Penelope Canvas or Scrim, 5x5 Inches
Colored Wool (Crewel or Saxony.) Colored Silk EE.
The form is attractive and the work is rapidly executed and sufficiently enduring for the purpose.
The stitch is double and consists of two slanting parts crossing each other on the right side of the material, and of two straight lines, which may be either vertical or horizontal, on the wrong side of the material. The points of the cross on the right side should, if enclosed, form a perfect square. In canvas the stitch is usually two threads high and two threads wide. (Fig. 46.) The needle is brought out on one side and put through to the other diagonally-this forms one half of the stitch. It is now crossed in the opposite way. In a design the crossing must all be in the same direction and the wrong side must be neat. It is better to leave an end of thread to be worked over by the stitches than to begin with a knot. The fastening off can be done in the same manner. In marking, each cross stitch should be finished separately and the thread should not be carried from one letter to another.
It is well to practice on canvas before marking linen. Designs for the letters can be purchased or they may be originated by the worker. A piece of fine canvas or of coarse scrim can be basted to the linen over the place where the letters are to go. The cross stitches can be made on this canvas to keep the form accurate and when the letters are finished the threads of the canvas can be pulled out, leaving the design on the linen.

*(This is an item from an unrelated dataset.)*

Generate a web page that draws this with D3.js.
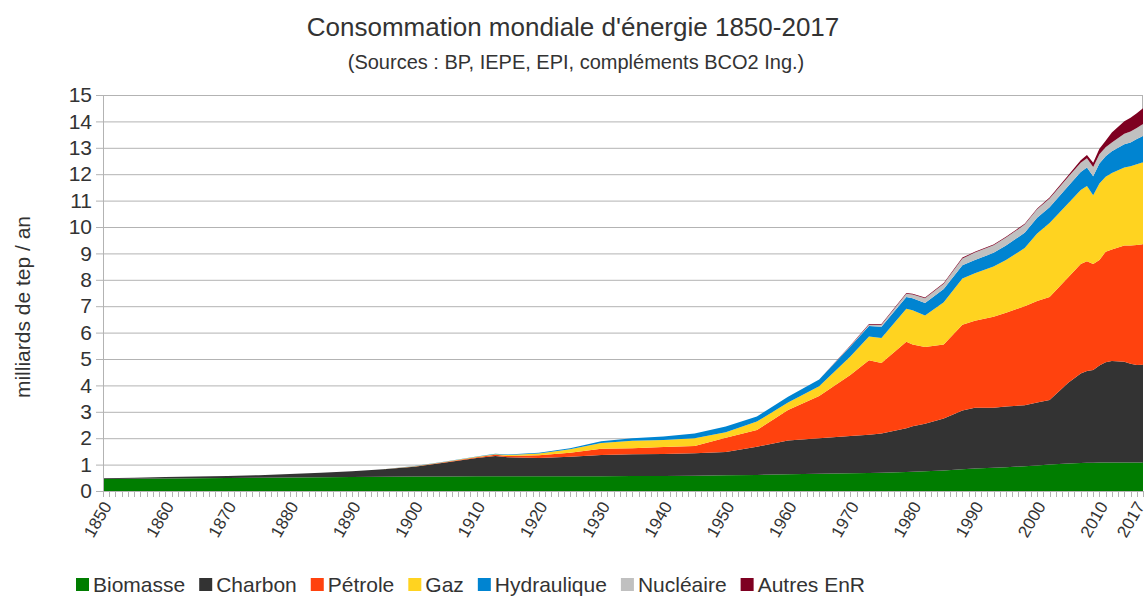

Take a piece of Penelope canvas or of scrim 5x5 inches. Turn a 1/4 inch hem on all four sides and hold it down with the cross stitching, alternating two cross stitches above and two below to make an ornamental finish on the edge. Care must be taken to adjust the stitches neatly at the corners; an extra stitch can often be taken here with good effect. On the inside of the square place the initials of the name and the year or other letters and figures may be made in cross stitches.
It is unnecessary for anyone to make the entire alphabet on the canvas as designs can be easily procured and the work is not difficult. This stitch is an excellent one for children in early grades to use on burlap. It allows of so much variation that they can easily invent designs of their own. It can be used to hold down the hems in cheese cloth dusters. In later grades it may be used for marking little sheets, pillow cases and towels. Care must be taken to choose a cotton thread for marking which will stand laundering.
Fig. 46.-Cross Stitch.
In dressmaking the cross stitch is used to make the inside of a waist attractive and, at the same time, to hold the belt to the seams. The stitch is made in silk of a color to match the silk seam binding, the overcasting, or the fans of stitches on the bone casings.